You’re not just using pre-built solutions. Instead, you’re actually improving the models that power these tools. Fine-tune a sentiment analysis model to better understand your industry’s language, or adapt text generation models to match your brand voice.
The key is picking projects where you’d actually use the end result.
When you’re solving problems you genuinely face with your current AI workflow, the contribution feels less like work and more like building tools you wish existed. If you’re struggling with email automation, work on Mautic. If analytics dashboards frustrate you, dive into Matomo.
Getting started with open source contributions
Contributing to open source feels scary at first, like showing up to a party where everyone already knows each other. But here’s the secret: Most maintainers are actually desperate for help and incredibly welcoming to newcomers.

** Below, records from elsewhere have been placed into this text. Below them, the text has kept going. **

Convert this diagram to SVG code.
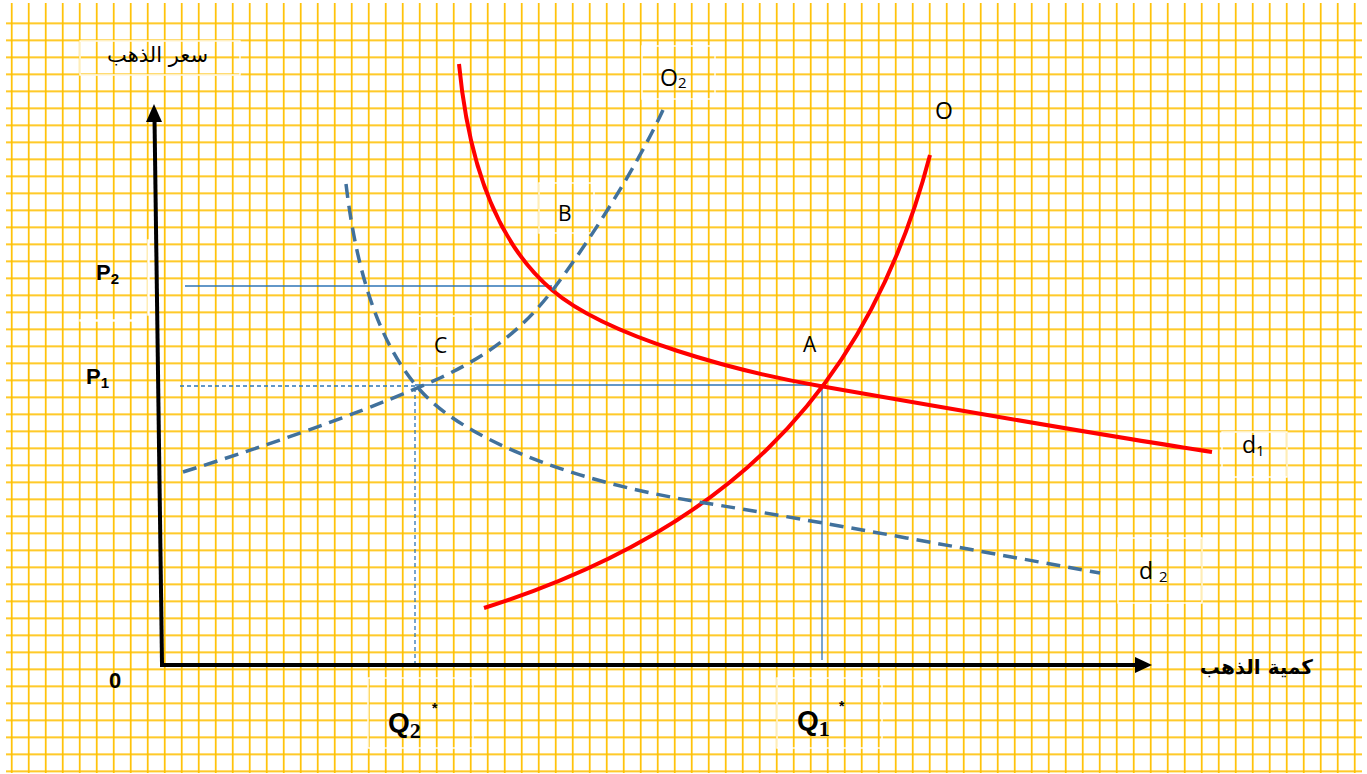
<svg xmlns="http://www.w3.org/2000/svg" width="1367" height="774" viewBox="0 0 1367 774">
<style>
.lbl{font-family:"Open Sans","Noto Sans","Liberation Sans",sans-serif;fill:#000;}
.bold{font-family:"Liberation Sans",Arial,sans-serif;font-weight:bold;fill:#000;}
.ar{font-family:"DejaVu Sans",sans-serif;fill:#000;}
.red{fill:none;stroke:#FF0000;stroke-width:4;stroke-linecap:butt;}
.dash{fill:none;stroke:#41719C;stroke-width:3.5;stroke-dasharray:14 8;}
.guide{stroke:#2E75B6;stroke-width:1.3;fill:none;}
.guided{stroke:#2E75B6;stroke-width:1.3;fill:none;stroke-dasharray:4 3;}
.box{fill:none;stroke:#FFFFFF;stroke-width:1.4;}
</style>
<defs>
<pattern id="vgrid" patternUnits="userSpaceOnUse" x="10.85" y="0" width="17" height="17">
<rect x="0" y="0" width="1.7" height="17" fill="#FFC000"/>
</pattern>
<pattern id="hgrid" patternUnits="userSpaceOnUse" x="0" y="5.45" width="17" height="17">
<rect x="0" y="0" width="17" height="1.7" fill="#FFC000"/>
</pattern>
</defs>
<rect width="1367" height="774" fill="#FFFFFF"/>
<g id="grid">
<rect x="6" y="3" width="1356" height="770" fill="url(#vgrid)"/>
<rect x="6" y="20" width="1356" height="753" fill="url(#hgrid)"/>
</g>
<g id="label-boxes">
<rect class="box" x="80" y="41" width="160" height="34"/>
<rect class="box" x="642" y="46" width="73" height="53"/>
<rect class="box" x="539" y="183" width="55" height="50"/>
<rect class="box" x="418" y="316" width="55" height="50"/>
<rect class="box" x="148" y="240" width="1" height="75"/>
<rect class="box" x="80" y="320" width="60" height="1"/>
<rect class="box" x="1222" y="432" width="65" height="45"/>
<rect class="box" x="1118" y="538" width="84" height="65"/>
<rect class="box" x="368" y="678" width="105" height="70"/>
<rect class="box" x="777" y="678" width="105" height="70"/>
</g>
<g id="connectors">
<g id="guides">
<line class="guide" x1="185" y1="286" x2="552" y2="286"/>
<line class="guided" x1="180" y1="386" x2="415" y2="386"/>
<line class="guide" x1="415" y1="385" x2="822" y2="385"/>
<line class="guided" x1="415" y1="388" x2="415" y2="664"/>
<line class="guide" x1="822" y1="386" x2="822" y2="660"/>
</g>
<g id="axes">
<line x1="162" y1="663" x2="154.5" y2="118" stroke="#000" stroke-width="4"/>
<polygon points="154,104 146,122 162,122" fill="#000"/>
<line x1="160" y1="665" x2="1138" y2="665" stroke="#000" stroke-width="4"/>
<polygon points="1152,665 1135,657 1135,673" fill="#000"/>
</g>
<path id="curve-d1" class="red" d="M459,64 C470,180 505,250 552,290 C608,338 740,372 820,386 C900,400 1100,435 1212,452"/>
<path id="curve-O" class="red" d="M484,608 C712,536 865,405 930,155"/>
<path id="curve-O2" class="dash" d="M183,472 C300,435 380,405 440,378 C500,350 530,320 555,287 C590,240 635,170 663,110"/>
<path id="curve-d2" class="dash" d="M346,184 C355,260 375,340 420,390 C460,435 560,480 705,503 C800,518 1000,555 1100,573"/>
</g>
<g id="labels">
<text class="ar" x="208" y="62" font-size="21" text-anchor="end">سعر الذهب</text>
<text class="ar" x="1313" y="674" font-size="20" font-weight="bold" text-anchor="end">كمية الذهب</text>
<text class="bold" x="109" y="688" font-size="22">0</text>
<text class="bold" x="96" y="280" font-size="22">P<tspan font-size="15" dy="4">2</tspan></text>
<text class="bold" x="86" y="384" font-size="22">P<tspan font-size="15" dy="4">1</tspan></text>
<text class="bold" x="388" y="732" font-size="28">Q<tspan font-family="Liberation Serif,serif" font-size="22" dy="6">2</tspan></text>
<text class="bold" x="432" y="713" font-size="14">*</text>
<text class="bold" x="797" y="730" font-size="28">Q<tspan font-family="Liberation Serif,serif" font-size="22" dy="6">1</tspan></text>
<text class="bold" x="839" y="711" font-size="14">*</text>
<text class="lbl" x="660" y="86" font-size="23">O<tspan font-size="15" dy="2">2</tspan></text>
<text class="lbl" x="935" y="119" font-size="23">O</text>
<text class="lbl" x="558" y="221" font-size="21">B</text>
<text class="lbl" x="434" y="353" font-size="21">C</text>
<text class="lbl" x="803" y="352" font-size="21">A</text>
<text class="lbl" x="1242" y="453" font-size="23">d<tspan font-size="15" dy="3">1</tspan></text>
<text class="lbl" x="1139" y="579" font-size="23">d <tspan font-size="15" dy="3">2</tspan></text>
</g>
</svg>
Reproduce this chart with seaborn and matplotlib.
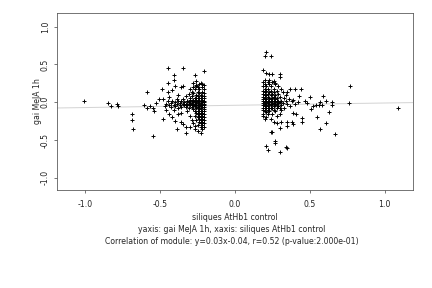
import matplotlib
matplotlib.use("Agg")
import matplotlib.pyplot as plt
import pandas as pd
import seaborn as sns

# Fit reported in the caption
slope = 0.03
intercept = -0.04

x_label = "siliques AtHb1 control"
y_label = "gai MeJA 1h"
caption_1 = "yaxis: gai MeJA 1h, xaxis: siliques AtHb1 control"
caption_2 = "Correlation of module: y=0.03x-0.04, r=0.52 (p-value:2.000e-01)"

x_ticks = [-1.0, -0.5, 0.0, 0.5, 1.0]
y_ticks = [-1.0, -0.5, 0.0, 0.5, 1.0]

# Sparse points (x, y)
left_sparse = [
    (-1.01, 0.01), (-0.85, -0.01), (-0.83, -0.05), (-0.79, -0.02), (-0.78, -0.05),
    (-0.69, -0.15), (-0.69, -0.24), (-0.68, -0.36), (-0.59, 0.14), (-0.61, -0.03),
    (-0.59, -0.07), (-0.57, -0.05), (-0.55, -0.07), (-0.54, -0.11), (-0.53, -0.01),
    (-0.51, 0.04), (-0.55, -0.45), (-0.45, 0.45), (-0.35, 0.45), (-0.21, 0.41),
    (-0.41, 0.36), (-0.41, 0.30), (-0.45, 0.26), (-0.27, 0.36), (-0.49, 0.18),
    (-0.40, 0.21), (-0.35, 0.22), (-0.36, 0.20), (-0.42, 0.16), (-0.45, 0.14),
    (-0.29, 0.14), (-0.26, 0.21), (-0.24, 0.24), (-0.22, 0.24), (-0.48, 0.04),
    (-0.47, -0.05), (-0.46, -0.10), (-0.44, -0.16), (-0.42, -0.20), (-0.48, -0.22),
    (-0.40, -0.25), (-0.36, -0.26), (-0.35, -0.29), (-0.33, -0.33), (-0.30, -0.33),
    (-0.39, -0.36), (-0.33, -0.41), (-0.23, -0.40),
    (-0.38, 0.10), (-0.33, 0.08), (-0.31, 0.11), (-0.44, 0.07), (-0.36, -0.14),
    (-0.32, -0.12), (-0.30, -0.18), (-0.38, -0.15), (-0.41, -0.10), (-0.29, -0.24),
    (-0.28, -0.28), (-0.27, -0.31), (-0.26, 0.28), (-0.28, 0.25), (-0.30, 0.18),
    (-0.27, -0.36), (-0.25, -0.38),
]

left_band = [
    (-0.46, -0.02), (-0.45, 0.01), (-0.44, -0.04), (-0.43, -0.01), (-0.42, 0.02),
    (-0.41, -0.03), (-0.40, -0.05), (-0.40, 0.00), (-0.39, -0.02), (-0.38, 0.01),
    (-0.37, -0.04), (-0.37, -0.01), (-0.36, -0.06), (-0.36, 0.02), (-0.35, -0.02),
    (-0.34, -0.04), (-0.34, 0.00), (-0.33, -0.06), (-0.33, -0.02), (-0.32, 0.01),
    (-0.32, -0.04), (-0.31, -0.07), (-0.31, -0.02), (-0.43, -0.06), (-0.38, -0.08),
    (-0.35, 0.04), (-0.30, 0.03), (-0.39, 0.04),
]

# Dense column next to x=-0.2: (y, [x values])
left_dense_rows = [
    (0.26, [-0.23]), (0.23, [-0.21, -0.26]), (0.20, [-0.22, -0.25, -0.28]),
    (0.17, [-0.21, -0.24, -0.27]), (0.14, [-0.22, -0.25]), (0.12, [-0.21, -0.24, -0.28]),
    (0.10, [-0.23, -0.26]), (0.08, [-0.21, -0.22, -0.25, -0.29]), (0.06, [-0.23, -0.27]),
    (0.05, [-0.21, -0.24, -0.26, -0.30]), (0.03, [-0.22, -0.25, -0.28]),
    (0.02, [-0.21, -0.23, -0.27, -0.32]), (0.01, [-0.24, -0.26, -0.29]),
    (0.00, [-0.21, -0.22, -0.25, -0.28, -0.31]), (-0.01, [-0.23, -0.26, -0.30]),
    (-0.02, [-0.21, -0.24, -0.27, -0.29]), (-0.03, [-0.22, -0.25, -0.28]),
    (-0.04, [-0.21, -0.23, -0.26, -0.30]), (-0.05, [-0.24, -0.27]),
    (-0.06, [-0.21, -0.22, -0.25, -0.29]), (-0.08, [-0.23, -0.26]),
    (-0.09, [-0.21, -0.24, -0.28]), (-0.11, [-0.22, -0.25]), (-0.12, [-0.21, -0.23, -0.27]),
    (-0.14, [-0.22, -0.24, -0.26]), (-0.16, [-0.21, -0.23, -0.25]),
    (-0.18, [-0.22, -0.24, -0.27]), (-0.20, [-0.21, -0.23, -0.25]), (-0.22, [-0.22, -0.24]),
    (-0.24, [-0.21, -0.23, -0.26]), (-0.26, [-0.22, -0.24]), (-0.28, [-0.21, -0.23]),
    (-0.30, [-0.22, -0.25]), (-0.33, [-0.21, -0.23]), (-0.36, [-0.22]),
]

right_sparse = [
    (0.21, 0.67), (0.20, 0.61), (0.24, 0.61), (0.19, 0.43), (0.21, 0.39), (0.23, 0.37),
    (0.25, 0.37), (0.30, 0.38), (0.30, 0.33), (0.26, 0.28), (0.27, 0.26), (0.35, 0.14),
    (0.37, 0.17), (0.40, 0.17), (0.44, 0.18), (0.43, 0.08), (0.39, 0.03), (0.47, 0.01),
    (0.50, 0.07), (0.48, -0.01), (0.59, 0.08), (0.54, -0.03), (0.56, -0.03),
    (0.21, -0.13), (0.19, -0.18), (0.21, -0.20), (0.25, -0.16), (0.28, -0.18),
    (0.26, -0.26), (0.28, -0.28), (0.31, -0.26), (0.35, -0.26), (0.35, -0.32),
    (0.24, -0.39), (0.25, -0.39), (0.30, -0.34), (0.38, -0.26), (0.39, -0.29),
    (0.45, -0.26), (0.45, -0.21), (0.39, -0.14), (0.41, -0.16), (0.55, -0.20),
    (0.57, -0.36), (0.27, -0.51), (0.27, -0.54), (0.21, -0.58), (0.22, -0.63),
    (0.30, -0.66), (0.34, -0.59), (0.35, -0.61),
    (0.77, 0.22), (0.76, -0.01), (1.09, -0.07), (0.52, -0.05), (0.51, -0.09),
    (0.57, 0.00), (0.58, -0.03), (0.61, 0.01), (0.65, 0.00), (0.65, -0.03),
    (0.63, -0.13), (0.61, -0.28), (0.67, -0.42),
]

# Dense blob next to x=0.2: (y, [x values])
right_dense_rows = [
    (0.30, [0.20, 0.23]), (0.27, [0.19, 0.22, 0.25]), (0.24, [0.20, 0.23, 0.27]),
    (0.21, [0.19, 0.21, 0.24, 0.29]), (0.18, [0.20, 0.22, 0.26, 0.31]),
    (0.15, [0.19, 0.21, 0.24, 0.28]), (0.13, [0.20, 0.23, 0.26, 0.32]),
    (0.11, [0.19, 0.22, 0.25, 0.29]), (0.09, [0.20, 0.21, 0.24, 0.27, 0.34]),
    (0.07, [0.19, 0.22, 0.26, 0.30]), (0.05, [0.20, 0.23, 0.25, 0.28, 0.33]),
    (0.04, [0.19, 0.21, 0.24, 0.27, 0.36]), (0.02, [0.20, 0.22, 0.26, 0.29, 0.31]),
    (0.01, [0.19, 0.23, 0.25, 0.28, 0.34, 0.38]), (0.00, [0.20, 0.21, 0.24, 0.27, 0.30, 0.42]),
    (-0.01, [0.19, 0.22, 0.26, 0.29, 0.32]), (-0.02, [0.20, 0.23, 0.25, 0.28, 0.35, 0.40]),
    (-0.04, [0.19, 0.21, 0.24, 0.27, 0.31]), (-0.05, [0.20, 0.22, 0.26, 0.29, 0.37]),
    (-0.07, [0.19, 0.23, 0.25, 0.28, 0.33]), (-0.08, [0.20, 0.21, 0.24, 0.30]),
    (-0.10, [0.19, 0.22, 0.26, 0.31]), (-0.12, [0.20, 0.23, 0.27]),
    (-0.15, [0.19, 0.22, 0.30]), (-0.22, [0.20, 0.24]),
]


def build_points():
    pts = list(left_sparse) + list(left_band) + list(right_sparse)
    for y, xs in left_dense_rows + right_dense_rows:
        pts.extend((x, y) for x in xs)
    return pd.DataFrame(pts, columns=["x", "y"])


def main():
    df = build_points()

    sns.set_style("ticks")
    plt.rcParams["font.family"] = ["DejaVu Sans"]
    fs = 7.8

    fig = plt.figure(figsize=(6, 4), dpi=72)
    ax = fig.add_axes([57 / 432, 1 - 190 / 288, 356 / 432, 177 / 288])

    # regression line behind the points
    ax.axline((0, intercept), slope=slope, color="#d4d4d4", lw=1.0, zorder=1)

    sns.scatterplot(data=df, x="x", y="y", marker="+", color="black",
                    s=24, linewidth=0.95, ax=ax, zorder=2, legend=False)

    ax.set_xlim(-1.19, 1.19)
    ax.set_ylim(-1.16, 1.18)
    ax.set_xticks(x_ticks)
    ax.set_yticks(y_ticks)
    ax.set_xticklabels([f"{t:.1f}" for t in x_ticks])
    ax.set_yticklabels([f"{t:.1f}" for t in y_ticks], rotation=90, va="center")

    ax.tick_params(axis="x", labelsize=fs, length=3, width=0.6, colors="#222222", pad=7)
    ax.tick_params(axis="y", labelsize=fs, length=3, width=0.6, colors="#222222", pad=4)
    for sp in ax.spines.values():
        sp.set_visible(True)
        sp.set_color("#555555")
        sp.set_linewidth(0.8)

    ax.set_xlabel(x_label, fontsize=fs, va="center")
    ax.xaxis.set_label_coords(0.5, -27 / 177)
    ax.set_ylabel(y_label, fontsize=fs, va="center")
    ax.yaxis.set_label_coords(-19 / 356, 0.5)

    fig.text(232 / 432, 1 - 229 / 288, caption_1, ha="center", va="center", fontsize=fs)
    fig.text(232 / 432, 1 - 242 / 288, caption_2, ha="center", va="center", fontsize=fs)

    fig.savefig("out.png", dpi=72)
    plt.close(fig)


if __name__ == "__main__":
    main()
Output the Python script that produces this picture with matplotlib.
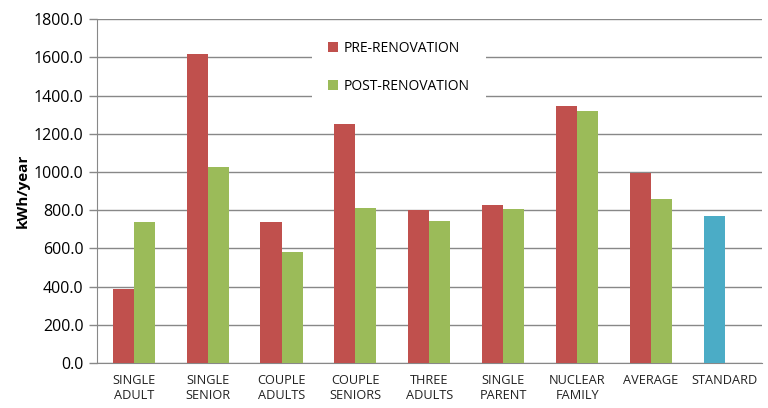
import matplotlib.pyplot as plt
import numpy as np

# Données
categories = ['SINGLE\nADULT', 'SINGLE\nSENIOR', 'COUPLE\nADULTS', 'COUPLE\nSENIORS',
              'THREE\nADULTS', 'SINGLE\nPARENT', 'NUCLEAR\nFAMILY', 'AVERAGE', 'STANDARD']
pre = [387, 1617, 739, 1254, 799, 830, 1345, 994]
post = [738, 1025, 582, 810, 743, 807, 1320, 860]
standard = [769]

plt.rcParams['font.family'] = ['Open Sans', 'DejaVu Sans']

fig = plt.figure(figsize=(7.68, 4.08), dpi=100)
ax = fig.add_axes([0.126, 0.110, 0.866, 0.843])

x = np.arange(len(categories))
w = 0.285
xp = x[:len(pre)]
ax.bar(xp - w / 2, pre, width=w, color='#C0504D', label='PRE-RENOVATION', zorder=3)
ax.bar(xp + w / 2, post, width=w, color='#9BBB59', label='POST-RENOVATION', zorder=3)
ax.bar(x[len(pre):] - w / 2, standard, width=w, color='#4BACC6', zorder=3)

ax.set_xlim(-0.5, len(categories) - 0.5)
ax.set_ylim(0, 1800)
ax.set_yticks(np.arange(0, 1801, 200))
ax.set_yticklabels([f'{v:.1f}' for v in np.arange(0, 1801, 200)], fontsize=11.5)
ax.set_xticks(x)
ax.set_xticklabels(categories, fontsize=9.2, color='#222222')
ax.tick_params(axis='x', length=0, pad=8)
ax.tick_params(axis='y', length=6, color='#888888', width=1)
ax.yaxis.grid(True, color='#888888', linewidth=1, zorder=0)
ax.set_ylabel('kWh/year', fontsize=11, fontweight='bold', labelpad=3)

for s in ['top', 'right']:
    ax.spines[s].set_visible(False)
for s in ['left', 'bottom']:
    ax.spines[s].set_color('#888888')

leg = ax.legend(loc='upper left', bbox_to_anchor=(0.323, 0.985), frameon=True,
                fontsize=10, labelspacing=1.65, handlelength=0.7, handleheight=0.7,
                handletextpad=0.4, borderpad=1.2, borderaxespad=0)
leg.get_frame().set_edgecolor('none')
leg.get_frame().set_facecolor('white')
leg.get_frame().set_alpha(1)
leg.set_zorder(5)

fig.savefig('out.png', dpi=100)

Start by hunting for “good first issue” labels on the above GitHub repositories. These are basically training wheels, well-documented, beginner-friendly tasks that won’t break anything important.
Some specific examples of these issues include:
- Code snippet builder button has an invalid ID and is unreadable in dark mode.
- Segment filter shows non-editable “and/or” selector in the UI.
- Dark mode display issues on new Projects feature.
- Error when adjusting contact points in forms.
Perfect for learning how a project works without accidentally destroying someone’s weekend.
Join communities, too. Most projects have Discord servers, Slack channels, or forums where the real conversations happen. Don’t just lurk – ask questions, share what you’re learning, and help other newcomers when you can.
How to make your first contributions count:
- Fix documentation that confused you during setup
- Write integration guides for tools you’ve connected
- Report bugs with detailed reproduction steps
- Answer questions from other developers in forums
- Share configuration examples and best practices
The magic happens when you start sharing knowledge. That weird integration you figured out? Write it up. That bug you spent three hours debugging? Document the solution.
Other developers will love you for it, and maintainers will start remembering your name. Plus, you get early access to new features and direct influence on what gets built next.
Start shaping the future
Contributing isn’t just about code, it’s about community. Whether you’re fixing a typo in the docs or releasing a new plugin, every pull request makes an open source project stronger for everyone.
Start small, stay curious, and you’ll quickly move from casual user to valued collaborator. What you’ll find is that the best way to predict the future of these tools is to help build them.